Investors and analysts had something of a shock when the company reported its second-quarter results in early August: sales just missed analysts' expectations but adjusted earnings per share were 26% out. The share price fell 13%, closing at $34.75.
The period, during which Alere was of course under Mr Zwanziger’s control, also saw an abortive attempt to float the group’s BBI subsidiary in the UK. This misstep prompted strident criticism from one of Alere’s investors, Coppersmith Capital, which agitated hard for a trade sale of Alere and might have contributed to Mr Zwanziger’s resignation.
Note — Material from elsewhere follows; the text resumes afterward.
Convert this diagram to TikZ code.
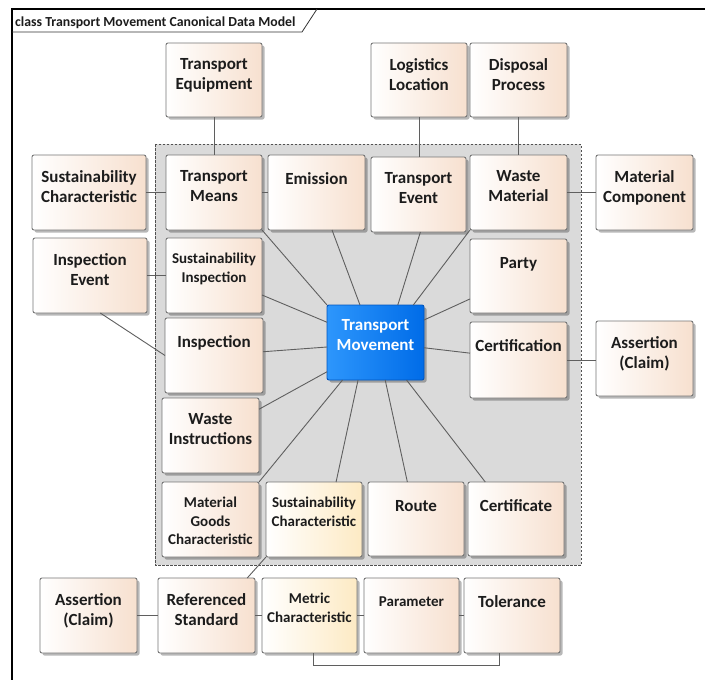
\documentclass[tikz,border=0pt]{standalone}
\usepackage{fontspec}
\setmainfont{Carlito}
\usetikzlibrary{calc,shadows}
\definecolor{peachR}{RGB}{247,224,207}
\definecolor{yellowR}{RGB}{253,234,196}
\definecolor{bordergray}{RGB}{118,118,118}
\definecolor{contgray}{RGB}{218,218,218}
\definecolor{contborder}{RGB}{80,80,80}
\definecolor{linegray}{RGB}{95,95,95}
\definecolor{txtdark}{RGB}{28,28,28}
\definecolor{blueL}{RGB}{45,150,252}
\definecolor{blueR}{RGB}{0,108,232}
\definecolor{blueB}{RGB}{0,85,190}
\tikzset{
  box/.style={draw=bordergray, line width=0.9pt, rounded corners=2pt, inner sep=0pt, outer sep=0pt,
    left color=white, right color=peachR,
    drop shadow={shadow xshift=2.5pt, shadow yshift=-2.5pt, opacity=0.28, fill=black}},
  ybox/.style={left color=white, right color=yellowR},
  bluebox/.style={draw=blueB, left color=blueL, right color=blueR},
  big/.style={anchor=north, yshift=-15.5pt, inner sep=0pt, align=center, text=txtdark,
    font=\bfseries\fontsize{17}{20}\selectfont, execute at begin node=\strut},
  sml/.style={anchor=north, yshift=-15pt, inner sep=0pt, align=center, text=txtdark,
    font=\bfseries\fontsize{15}{18.5}\selectfont, execute at begin node=\strut},
  wht/.style={big, yshift=1pt, text=white},
  conn/.style={draw=linegray, line width=0.9pt},
  container/.style={fill=contgray, draw=contborder, line width=0.9pt, dash pattern=on 2.5pt off 1.5pt},
  frameline/.style={draw=black, line width=2pt},
  tabline/.style={draw=black!80, line width=0.8pt},
  titletext/.style={anchor=base west, inner sep=0pt, text=txtdark, font=\bfseries\fontsize{13.8}{16}\selectfont},
}
\newcommand\umlbox[8][]{%
  \pgfmathsetmacro\bw{#6-#4}%
  \pgfmathsetmacro\bh{#7-#5}%
  \node[box,#1,minimum width=\bw pt,minimum height=\bh pt,label={[#2]north:{#8}}] (#3) at ({(#4+#6)/2},{(#5+#7)/2}) {};}
\begin{document}
\begin{tikzpicture}[x=1pt,y=-1pt]
\useasboundingbox (0,0) rectangle (705,680);
\fill[white] (0,0) rectangle (705,680);
% frame
\draw[frameline] (12,680) -- (12,9) -- (705,9);
\draw[tabline] (12,32) -- (302,32) -- (317,9);
\node[titletext] (title) at (15,26.5) {class Transport Movement Canonical Data Model};
% container
\draw[container] (155,144) rectangle (581,565);
% boxes
\umlbox{big}{teq}{166}{43}{262}{117}{Transport\\Equipment}
\umlbox{big}{loc}{371}{43}{467}{117}{Logistics\\Location}
\umlbox{big}{disp}{470}{43}{567}{117}{Disposal\\Process}
\umlbox{big}{sca}{32}{155}{146}{230}{Sustainability\\Characteristic}
\umlbox{big}{tmeans}{166}{155}{262}{230}{Transport\\Means}
\umlbox{big}{emis}{268}{155}{365}{230}{Emission}
\umlbox{big}{tev}{371}{157}{466}{232}{Transport\\Event}
\umlbox{big}{wm}{470}{155}{567}{230}{Waste\\Material}
\umlbox{big}{mc}{596}{155}{693}{230}{Material\\Component}
\umlbox{big}{iev}{33}{238}{147}{313}{Inspection\\Event}
\umlbox{sml}{sinsp}{166}{238}{262}{313}{Sustainability\\Inspection}
\umlbox{big}{party}{470}{239}{567}{313}{Party}
\umlbox{big}{insp}{165}{318}{263}{393}{Inspection}
\umlbox[bluebox]{wht}{tm}{327}{305}{424}{380}{Transport\\Movement}
\umlbox{big}{cert}{470}{322}{567}{398}{Certification}
\umlbox{big}{aca}{596}{321}{693}{396}{Assertion\\(Claim)}
\umlbox{big}{wi}{162}{398}{259}{473}{Waste\\Instructions}
\umlbox{sml}{mgc}{162}{482}{259}{557}{Material\\Goods\\Characteristic}
\umlbox[ybox]{sml}{scb}{266}{482}{362}{557}{Sustainability\\Characteristic}
\umlbox{big}{route}{368}{482}{464}{556}{Route}
\umlbox{big}{certif}{468}{482}{564}{556}{Certificate}
\umlbox{big}{acb}{40}{578}{137}{653}{Assertion\\(Claim)}
\umlbox{big}{rs}{158}{578}{255}{653}{Referenced\\Standard}
\umlbox[ybox]{sml}{metric}{262}{578}{357}{653}{Metric\\Characteristic}
\umlbox{sml}{param}{364}{578}{459}{653}{Parameter}
\umlbox{big}{tol}{464}{578}{560}{653}{Tolerance}
% outer connectors
\draw[conn] (teq.south) -- (tmeans.north);
\draw[conn] (loc.south) -- (loc.south |- tev.north);
\draw[conn] (disp.south) -- (wm.north);
\draw[conn] (sca.east) -- (tmeans.west);
\draw[conn] (tmeans.east) -- (emis.west);
\draw[conn] (wm.east) -- (mc.west);
\draw[conn] (iev.east) -- (sinsp.west);
\draw[conn] ($(iev.south west)!0.59!(iev.south east)$) -- (insp.west);
\draw[conn] (cert.east) -- (cert.east -| aca.west);
\draw[conn] (scb.south west) -- ($(rs.north west)!0.92!(rs.north east)$);
\draw[conn] (acb.east) -- (rs.west);
\draw[conn] (rs.east) -- (metric.west);
\draw[conn] (metric.east) -- (param.west);
\draw[conn] (param.east) -- (tol.west);
\draw[conn] ($(metric.south west)!0.54!(metric.south east)$) -- ++(0,12) -| ($(tol.south west)!0.365!(tol.south east)$);
% star connectors
\draw[conn] (tmeans.south east) -- (tm.north west);
\draw[conn] ($(emis.south west)!0.66!(emis.south east)$) -- ($(tm.north west)!0.34!(tm.north east)$);
\draw[conn] ($(tev.south west)!0.52!(tev.south east)$) -- ($(tm.north west)!0.73!(tm.north east)$);
\draw[conn] (wm.south west) -- ($(tm.north west)!0.89!(tm.north east)$);
\draw[conn] ($(party.north west)!0.81!(party.south west)$) -- ($(tm.north east)!0.2!(tm.south east)$);
\draw[conn] ($(sinsp.north east)!0.76!(sinsp.south east)$) -- ($(tm.north west)!0.23!(tm.south west)$);
\draw[conn] ($(insp.north east)!0.45!(insp.south east)$) -- ($(tm.north west)!0.56!(tm.south west)$);
\draw[conn] ($(wi.north east)!0.15!(wi.south east)$) -- ($(tm.north west)!0.89!(tm.south west)$);
\draw[conn] ($(tm.north east)!0.57!(tm.south east)$) -- ($(cert.north west)!0.41!(cert.south west)$);
\draw[conn] (mgc.north east) -- ($(tm.south west)!0.16!(tm.south east)$);
\draw[conn] ($(scb.north west)!0.73!(scb.north east)$) -- ($(tm.south west)!0.32!(tm.south east)$);
\draw[conn] ($(tm.south west)!0.6!(tm.south east)$) -- ($(route.north west)!0.41!(route.north east)$);
\draw[conn] ($(tm.south west)!0.82!(tm.south east)$) -- ($(certif.north west)!0.18!(certif.north east)$);
\end{tikzpicture}
\end{document}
He had already been stripped of his role as chairman.
Coppersmith, and quite possibly other Alere investors, now looks likely to get its sale, but at the price of seeing Mr Zwanziger triumph.
And Mr Zwanziger, who still owns 3.5 million shares, just less than 5% of the total, really wants his company back. He has been working on the bid for two months – at which point he was still chief exec – and is offering an astonishing amount of money.
Bona fide?
A close reading of the SEC filing shows that the bidders believe that they can lay their hands on $4bn to buy the common stock they do not already own, around $600m for Alere’s preferred stock, and a further $4bn for refinancing the company’s outstanding debt.
However, the filing goes on to say that Alere’s former executives have neither requested nor received specific commitments from financing sources to provide this equity or debt financing.
In addition to its common stock for which the putative buyers are offering $46 each, Alere has 1.8 million New York stock exchange-listed series B preferred shares worth a total of $617m. It also carried $3.8bn of gross debt at the end of the second quarter. Sales topped $3bn last year, but the group is loss-making.
Alere’s current management says that it would give appropriate consideration to a “bona fide” buyout proposal. Mr Zwanziger’s offer promises much but seems a little thin on details. This is one to revisit in a month’s time.